'''
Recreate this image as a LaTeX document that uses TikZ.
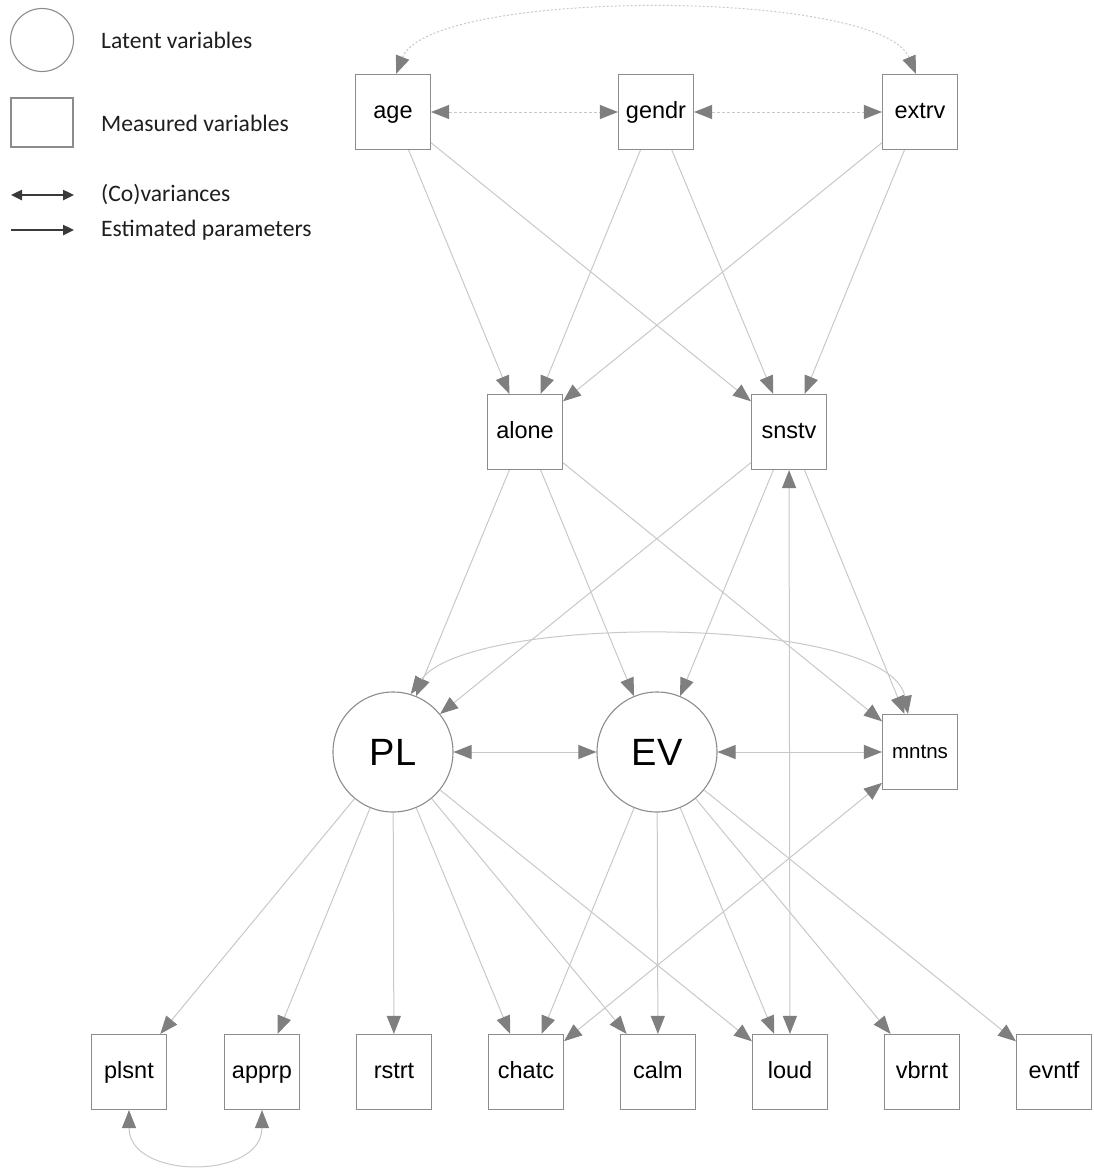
\documentclass[tikz,border=0pt]{standalone}
\usepackage{fontspec}
\setmainfont{Liberation Sans}
\newfontfamily\legendfont{Carlito}
\usetikzlibrary{arrows.meta}

\definecolor{edgegray}{HTML}{C8C8C8}
\definecolor{headgray}{HTML}{7F7F7F}
\definecolor{framegray}{HTML}{8C8C8C}
\definecolor{legendink}{HTML}{3A3A3A}
\definecolor{legendtext}{HTML}{1E1E1E}

\begin{document}
\begin{tikzpicture}[x=1pt,y=-1pt,
  manifest/.style={draw=framegray,line width=1.1pt,fill=white,
    minimum width=75pt,minimum height=75pt,inner sep=0pt,
    text height=17pt,text depth=5pt,
    font=\fontsize{23.5}{23.5}\selectfont},
  latent/.style={circle,draw=framegray,line width=1.1pt,fill=white,
    minimum size=120pt,inner sep=0pt,font=\fontsize{38}{38}\selectfont},
  headtip/.tip={Triangle[length=18pt,width=14pt,color=headgray]},
  regpath/.style={draw=edgegray,line width=1pt,-headtip},
  covpath/.style={draw=edgegray,line width=1pt,headtip-headtip},
  exocov/.style={covpath,dash pattern=on 3pt off 2pt},
  legendtip/.tip={Triangle[length=11pt,width=10pt,color=legendink]},
  legendarrow/.style={draw=legendink,line width=2.4pt},
  legendlabel/.style={anchor=west,inner sep=0pt,text=legendtext,
    font=\legendfont\fontsize{23.6}{23.6}\selectfont},
]
\useasboundingbox (0,0) rectangle (1094,1173);

% legend
\node[circle,draw=framegray,line width=1.1pt,minimum size=63pt,inner sep=0pt] (legLatent) at (42,40) {};
\node[draw=framegray,line width=1.1pt,minimum width=62pt,minimum height=49pt,inner sep=0pt] (legManifest) at (42,122.5) {};
\node[legendlabel] (legLatentTxt) at (101,40) {Latent variables};
\node[legendlabel] (legManifestTxt) at (101,123) {Measured variables};
\node[legendlabel] (legCovTxt) at (101,195) {(Co)variances};
\node[legendlabel] (legRegTxt) at (101,230) {Estimated parameters};
\coordinate (legCovA) at (11,195);
\coordinate (legCovB) at (74,195);
\coordinate (legRegA) at (11,230);
\coordinate (legRegB) at (74,230);
\draw[legendarrow,legendtip-legendtip] (legCovA) -- (legCovB);
\draw[legendarrow,-legendtip] (legRegA) -- (legRegB);

% exogenous variables
\node[manifest] (age)   at (393,112) {age};
\node[manifest] (gendr) at (656,112) {gendr};
\node[manifest] (extrv) at (920,112) {extrv};

% mediators
\node[manifest] (alone) at (525,432) {alone};
\node[manifest] (snstv) at (789,432) {snstv};

% latent factors and maintenance
\node[latent] (PL) at (393,752) {PL};
\node[latent] (EV) at (657,752) {EV};
\node[manifest,font=\fontsize{20.5}{20.5}\selectfont] (mntns) at (920,752) {mntns};

% indicators
\node[manifest] (plsnt) at (129,1072) {plsnt};
\node[manifest] (apprp) at (262,1072) {apprp};
\node[manifest] (rstrt) at (394,1072) {rstrt};
\node[manifest] (chatc) at (526,1072) {chatc};
\node[manifest] (calm)  at (658,1072) {calm};
\node[manifest] (loud)  at (790,1072) {loud};
\node[manifest] (vbrnt) at (922,1072) {vbrnt};
\node[manifest] (evntf) at (1054,1072) {evntf};

% covariances among exogenous variables
\draw[exocov] (age) -- (gendr);
\draw[exocov] (gendr) -- (extrv);
\draw[covpath,dash pattern=on 2pt off 2pt]
  ([xshift=3pt]age.north) .. controls (430,-12) and (880,-12) .. ([xshift=-4pt]extrv.north);

% exogenous -> mediators
\foreach \src in {age,gendr,extrv}{
  \draw[regpath] (\src) -- (alone);
  \draw[regpath] (\src) -- (snstv);
}

% mediators -> factors and maintenance
\foreach \src in {alone,snstv}{
  \draw[regpath] (\src) -- (PL);
  \draw[regpath] (\src) -- (EV);
  \draw[regpath] (\src) -- (mntns);
}

% residual covariances
\draw[covpath] (PL) -- (EV);
\draw[covpath] (EV) -- (mntns);
\draw[covpath] (PL.73) .. controls (470,612) and (890,615) .. ([xshift=-12pt]mntns.north);
\draw[covpath] (snstv) -- (loud);
\draw[covpath] (mntns) -- (chatc);
\draw[covpath] (plsnt.south) .. controls (129,1180) and (262,1180) .. (apprp.south);

% factor loadings
\foreach \ind in {plsnt,apprp,rstrt,chatc,calm,loud}{
  \draw[regpath] (PL) -- (\ind);
}
\foreach \ind in {chatc,calm,loud,vbrnt,evntf}{
  \draw[regpath] (EV) -- (\ind);
}
\end{tikzpicture}
\end{document}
'''
» Short exercise
Take the listing above and restate it word for word, without its pictures.

» Written solution
Recreate this image as a LaTeX document that uses TikZ.
\documentclass[tikz,border=0pt]{standalone}
\usepackage{fontspec}
\setmainfont{Liberation Sans}
\newfontfamily\legendfont{Carlito}
\usetikzlibrary{arrows.meta}

\definecolor{edgegray}{HTML}{C8C8C8}
\definecolor{headgray}{HTML}{7F7F7F}
\definecolor{framegray}{HTML}{8C8C8C}
\definecolor{legendink}{HTML}{3A3A3A}
\definecolor{legendtext}{HTML}{1E1E1E}

\begin{document}
\begin{tikzpicture}[x=1pt,y=-1pt,
  manifest/.style={draw=framegray,line width=1.1pt,fill=white,
    minimum width=75pt,minimum height=75pt,inner sep=0pt,
    text height=17pt,text depth=5pt,
    font=\fontsize{23.5}{23.5}\selectfont},
  latent/.style={circle,draw=framegray,line width=1.1pt,fill=white,
    minimum size=120pt,inner sep=0pt,font=\fontsize{38}{38}\selectfont},
  headtip/.tip={Triangle[length=18pt,width=14pt,color=headgray]},
  regpath/.style={draw=edgegray,line width=1pt,-headtip},
  covpath/.style={draw=edgegray,line width=1pt,headtip-headtip},
  exocov/.style={covpath,dash pattern=on 3pt off 2pt},
  legendtip/.tip={Triangle[length=11pt,width=10pt,color=legendink]},
  legendarrow/.style={draw=legendink,line width=2.4pt},
  legendlabel/.style={anchor=west,inner sep=0pt,text=legendtext,
    font=\legendfont\fontsize{23.6}{23.6}\selectfont},
]
\useasboundingbox (0,0) rectangle (1094,1173);

% legend
\node[circle,draw=framegray,line width=1.1pt,minimum size=63pt,inner sep=0pt] (legLatent) at (42,40) {};
\node[draw=framegray,line width=1.1pt,minimum width=62pt,minimum height=49pt,inner sep=0pt] (legManifest) at (42,122.5) {};
\node[legendlabel] (legLatentTxt) at (101,40) {Latent variables};
\node[legendlabel] (legManifestTxt) at (101,123) {Measured variables};
\node[legendlabel] (legCovTxt) at (101,195) {(Co)variances};
\node[legendlabel] (legRegTxt) at (101,230) {Estimated parameters};
\coordinate (legCovA) at (11,195);
\coordinate (legCovB) at (74,195);
\coordinate (legRegA) at (11,230);
\coordinate (legRegB) at (74,230);
\draw[legendarrow,legendtip-legendtip] (legCovA) -- (legCovB);
\draw[legendarrow,-legendtip] (legRegA) -- (legRegB);

% exogenous variables
\node[manifest] (age)   at (393,112) {age};
\node[manifest] (gendr) at (656,112) {gendr};
\node[manifest] (extrv) at (920,112) {extrv};

% mediators
\node[manifest] (alone) at (525,432) {alone};
\node[manifest] (snstv) at (789,432) {snstv};

% latent factors and maintenance
\node[latent] (PL) at (393,752) {PL};
\node[latent] (EV) at (657,752) {EV};
\node[manifest,font=\fontsize{20.5}{20.5}\selectfont] (mntns) at (920,752) {mntns};

% indicators
\node[manifest] (plsnt) at (129,1072) {plsnt};
\node[manifest] (apprp) at (262,1072) {apprp};
\node[manifest] (rstrt) at (394,1072) {rstrt};
\node[manifest] (chatc) at (526,1072) {chatc};
\node[manifest] (calm)  at (658,1072) {calm};
\node[manifest] (loud)  at (790,1072) {loud};
\node[manifest] (vbrnt) at (922,1072) {vbrnt};
\node[manifest] (evntf) at (1054,1072) {evntf};

% covariances among exogenous variables
\draw[exocov] (age) -- (gendr);
\draw[exocov] (gendr) -- (extrv);
\draw[covpath,dash pattern=on 2pt off 2pt]
  ([xshift=3pt]age.north) .. controls (430,-12) and (880,-12) .. ([xshift=-4pt]extrv.north);

% exogenous -> mediators
\foreach \src in {age,gendr,extrv}{
  \draw[regpath] (\src) -- (alone);
  \draw[regpath] (\src) -- (snstv);
}

% mediators -> factors and maintenance
\foreach \src in {alone,snstv}{
  \draw[regpath] (\src) -- (PL);
  \draw[regpath] (\src) -- (EV);
  \draw[regpath] (\src) -- (mntns);
}

% residual covariances
\draw[covpath] (PL) -- (EV);
\draw[covpath] (EV) -- (mntns);
\draw[covpath] (PL.73) .. controls (470,612) and (890,615) .. ([xshift=-12pt]mntns.north);
\draw[covpath] (snstv) -- (loud);
\draw[covpath] (mntns) -- (chatc);
\draw[covpath] (plsnt.south) .. controls (129,1180) and (262,1180) .. (apprp.south);

% factor loadings
\foreach \ind in {plsnt,apprp,rstrt,chatc,calm,loud}{
  \draw[regpath] (PL) -- (\ind);
}
\foreach \ind in {chatc,calm,loud,vbrnt,evntf}{
  \draw[regpath] (EV) -- (\ind);
}
\end{tikzpicture}
\end{document}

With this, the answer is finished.